Escasez de productos

Ya se maneja como nueva normalidad la escasez navideña de productos, especialmente producidos en China, que va a afectar a todos. Por ejemplo, ayer el periódico New yorkTimes mencionaba la “bola de nieve” que está ya frenando el mundo editorial: los retrasos en los envíos, las copias de seguridad de las impresoras y la escasez de trabajadores están obligando a los editores a posponer los nuevos títulos y dejando a los libreros sin stock de algunos antiguos. La complicada interrupción en la cadena de suministro global, que ha afectado a todo, desde el sector del automóvil, hasta lavavajillas y suéteres, ahora ha llegado al mundo de los libros, justo en la temporada navideña. La peor.

La previsible subida de precios, sin duda va a repercutir en el porcentaje del presupuesto familiar y empresarial destinado al consumo. Con los precios de la energía en pleno ascenso al K2, lo más seguro es que el ciclo se retroalimente y nos encontremos, de nuevo, con la pinza “escasez de oferta-escasez de demanda” tan complicada de deshacer.

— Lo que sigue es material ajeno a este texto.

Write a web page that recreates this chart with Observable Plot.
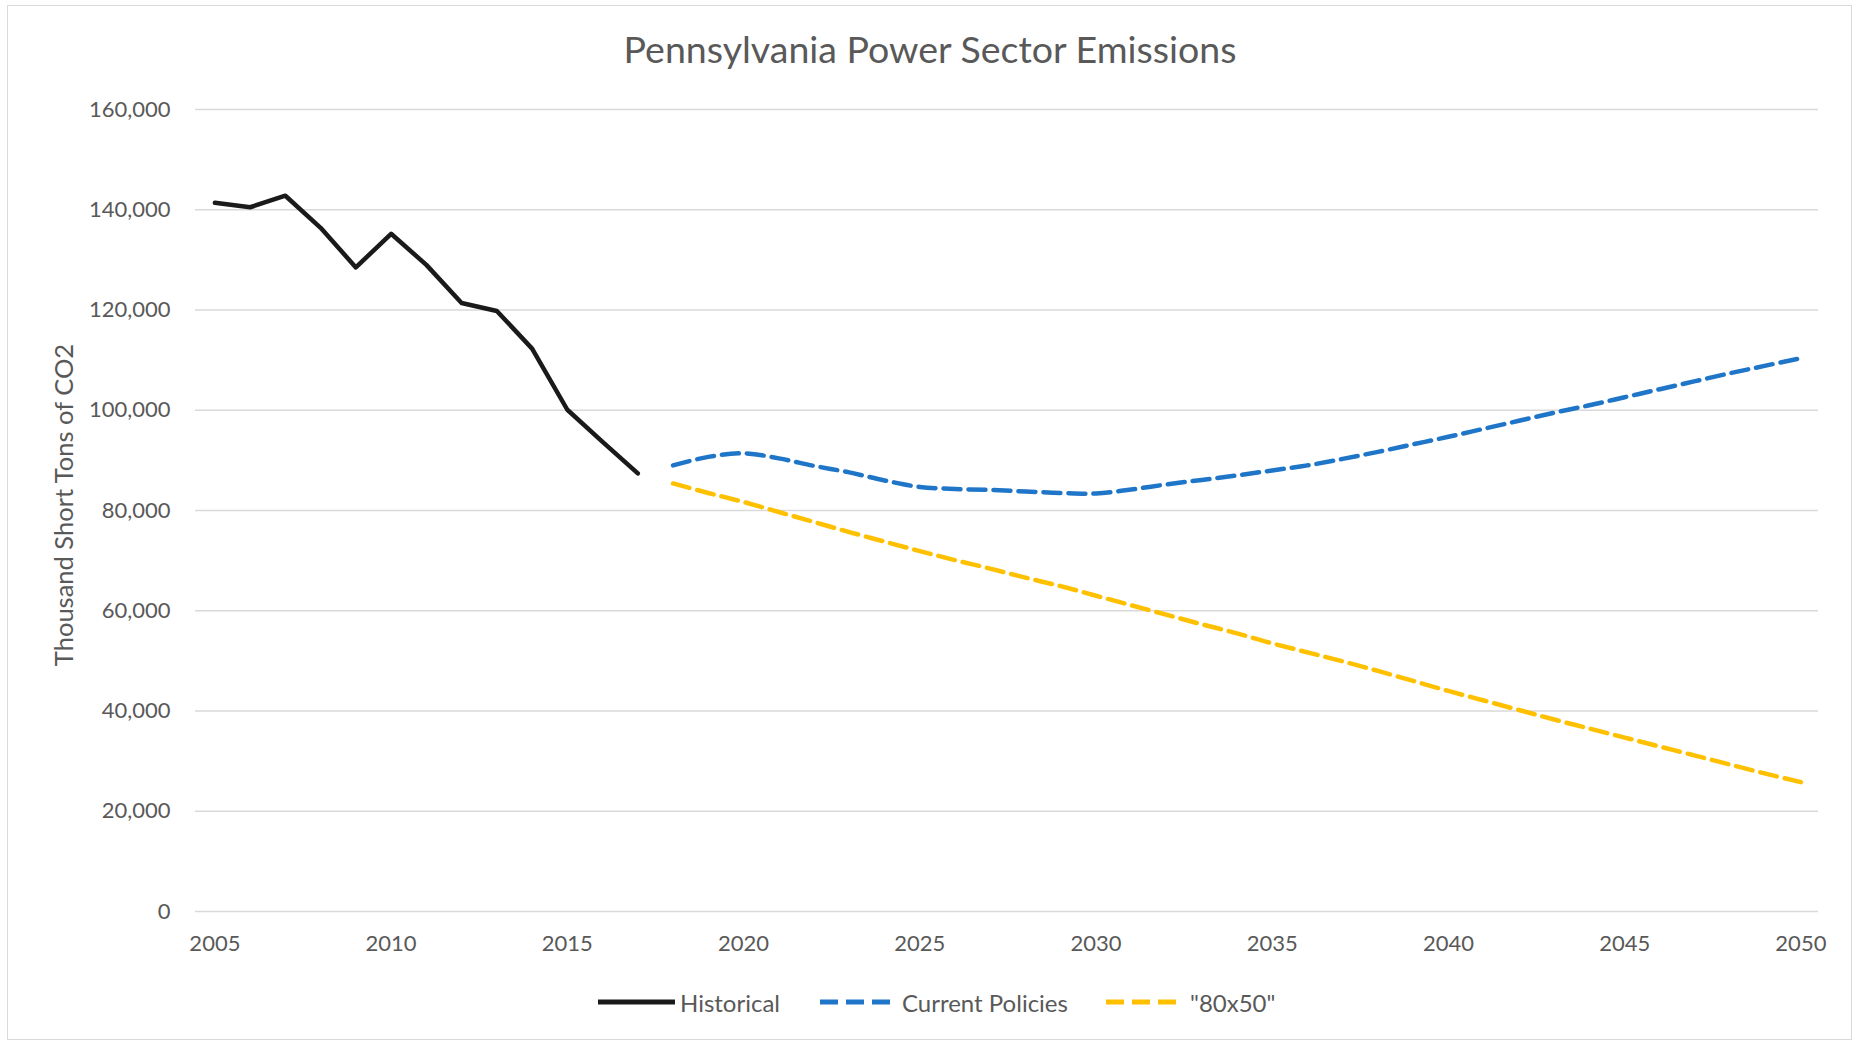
<!DOCTYPE html>
<html>
<head>
<meta charset="utf-8">
<script src="https://cdn.jsdelivr.net/npm/d3@7"></script>
<script src="https://cdn.jsdelivr.net/npm/@observablehq/plot@0.6"></script>
<style>
  html, body { margin: 0; padding: 0; background: #fff; }
  body { width: 1860px; height: 1042px; position: relative; overflow: hidden; font-family: Lato, "Open Sans", sans-serif; }
  #frame { position: absolute; left: 7px; top: 5px; width: 1845px; height: 1035px; border: 1.5px solid #d9d9d9; box-sizing: border-box; }
  #title { position: absolute; left: 0; top: 26px; width: 1860px; text-align: center; font-size: 37.5px; line-height: 1.2; color: #595959; white-space: nowrap; }
  #ylabel { position: absolute; left: -137px; top: 490px; width: 400px; height: 30px; line-height: 30px; text-align: center; font-size: 25.5px; color: #595959; transform: rotate(-90deg); white-space: nowrap; }
  #chart { position: absolute; left: 0; top: 80px; }
  .leg { position: absolute; top: 987px; height: 30px; display: flex; align-items: center; font-size: 24px; color: #595959; white-space: nowrap; }
  .leg svg { display: block; }
</style>
</head>
<body>
<div id="frame"></div>
<div id="title">Pennsylvania Power Sector Emissions</div>
<div id="ylabel">Thousand Short Tons of CO2</div>
<div id="chart"></div>
<div id="legend"></div>
<script>
// ---- data ----
const historicalYears = [2005, 2006, 2007, 2008, 2009, 2010, 2011, 2012, 2013, 2014, 2015, 2016, 2017];
const historicalValues = [141400, 140500, 142800, 136400, 128500, 135200, 129000, 121400, 119800, 112300, 100100, 93700, 87400];

const projectionYears = [2018, 2019, 2020, 2021, 2022, 2023, 2024, 2025, 2026, 2027, 2028, 2029, 2030,
  2031, 2032, 2033, 2034, 2035, 2036, 2037, 2038, 2039, 2040, 2041, 2042, 2043, 2044, 2045, 2046, 2047, 2048, 2049, 2050];
const currentPoliciesValues = [89000, 90700, 91400, 90400, 88900, 87600, 86000, 84700, 84300, 84100, 83800, 83500, 83400,
  84200, 85200, 86100, 87000, 88000, 89000, 90300, 91700, 93200, 94700, 96300, 97900, 99500, 101000, 102600, 104200, 105800, 107400, 108900, 110400];
const eightyBy50Values = [85400, 83500, 81700, 79700, 77700, 75700, 73800, 71900, 70100, 68400, 66600, 64900, 63000,
  61100, 59200, 57300, 55500, 53500, 51700, 49900, 48000, 46000, 44000, 42100, 40200, 38300, 36500, 34700, 32900, 31100, 29300, 27500, 25800];

const seriesNames = ["Historical", "Current Policies", "\"80x50\""];
const xTicks = [2005, 2010, 2015, 2020, 2025, 2030, 2035, 2040, 2045, 2050];
const yTicks = [0, 20000, 40000, 60000, 80000, 100000, 120000, 140000, 160000];

// ---- tables ----
const historical = historicalYears.map((year, i) => ({year, value: historicalValues[i]}));
const currentPolicies = projectionYears.map((year, i) => ({year, value: currentPoliciesValues[i]}));
const eightyBy50 = projectionYears.map((year, i) => ({year, value: eightyBy50Values[i]}));

const colors = {hist: "#1a1a1a", cp: "#1f76c8", y: "#ffc000"};
const dash = "17,8";
const commaFmt = d3.format(",");

const chart = Plot.plot({
  width: 1860,
  height: 880,
  marginTop: 29,
  marginBottom: 49,
  marginLeft: 195,
  marginRight: 42,
  style: {fontFamily: "Lato, 'Open Sans', sans-serif", fontSize: "22px", color: "#595959", background: "transparent", overflow: "visible"},
  x: {domain: [2004.45, 2050.5], ticks: xTicks, tickFormat: d => String(d), tickSize: 0, tickPadding: 24, label: null},
  y: {domain: [0, 160000], ticks: yTicks, tickFormat: d => commaFmt(d), tickSize: 0, tickPadding: 25, label: null},
  marks: [
    Plot.ruleY(yTicks, {stroke: "#d9d9d9", strokeWidth: 1.5}),
    Plot.lineY(historical, {x: "year", y: "value", stroke: colors.hist, strokeWidth: 4.5, strokeLinejoin: "round", strokeLinecap: "round"}),
    Plot.lineY(currentPolicies, {x: "year", y: "value", stroke: colors.cp, strokeWidth: 4.5, strokeDasharray: dash, curve: "catmull-rom"}),
    Plot.lineY(eightyBy50, {x: "year", y: "value", stroke: colors.y, strokeWidth: 4.5, strokeDasharray: dash, curve: "catmull-rom"})
  ]
});
document.getElementById("chart").appendChild(chart);

// ---- legend ----
const legendItems = [
  {name: seriesNames[0], color: colors.hist, dash: null, left: 598, sw: 77, gap: 5},
  {name: seriesNames[1], color: colors.cp, dash: "18,8", left: 820, sw: 70, gap: 12},
  {name: seriesNames[2], color: colors.y, dash: "18,8", left: 1106, sw: 72, gap: 12}
];
const legend = document.getElementById("legend");
for (const it of legendItems) {
  const div = document.createElement("div");
  div.className = "leg";
  div.style.left = it.left + "px";
  const ns = "http://www.w3.org/2000/svg";
  const svg = document.createElementNS(ns, "svg");
  svg.setAttribute("width", it.sw);
  svg.setAttribute("height", 12);
  svg.style.marginRight = it.gap + "px";
  const line = document.createElementNS(ns, "line");
  line.setAttribute("x1", 0); line.setAttribute("x2", it.sw);
  line.setAttribute("y1", 6); line.setAttribute("y2", 6);
  line.setAttribute("stroke", it.color);
  line.setAttribute("stroke-width", 5);
  if (it.dash) line.setAttribute("stroke-dasharray", it.dash);
  svg.appendChild(line);
  div.appendChild(svg);
  const span = document.createElement("span");
  span.textContent = it.name;
  div.appendChild(span);
  legend.appendChild(div);
}
</script>
</body>
</html>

Y no he mencionado la posible decadencia de la economía china, ni la prevención de los inversores hacia la inestabilidad española, que ya Garamendi ha señalado, ni el lastre del mercado de trabajo que sigue presente aunque no lo miremos.
En esta situación ¿puede la Unión Europea hacer algo para solventar nuestra complicada situación? No tengo mucha esperanza. Los ciudadanos estamos descontando que los fondos europeos van a ir a los temas de la agenda política, no a los problemas reales. Una pena, porque, bien gestionados, podrían ser una oportunidad para dar un gran paso en la buena dirección.

¿Qué nos queda? Apretarnos el cinturón, ahorrar (o aprender a ahorrar, quien no tenga esa sana costumbre), y, sobre todo, recuperar la sensatez económica, más allá del escaparate.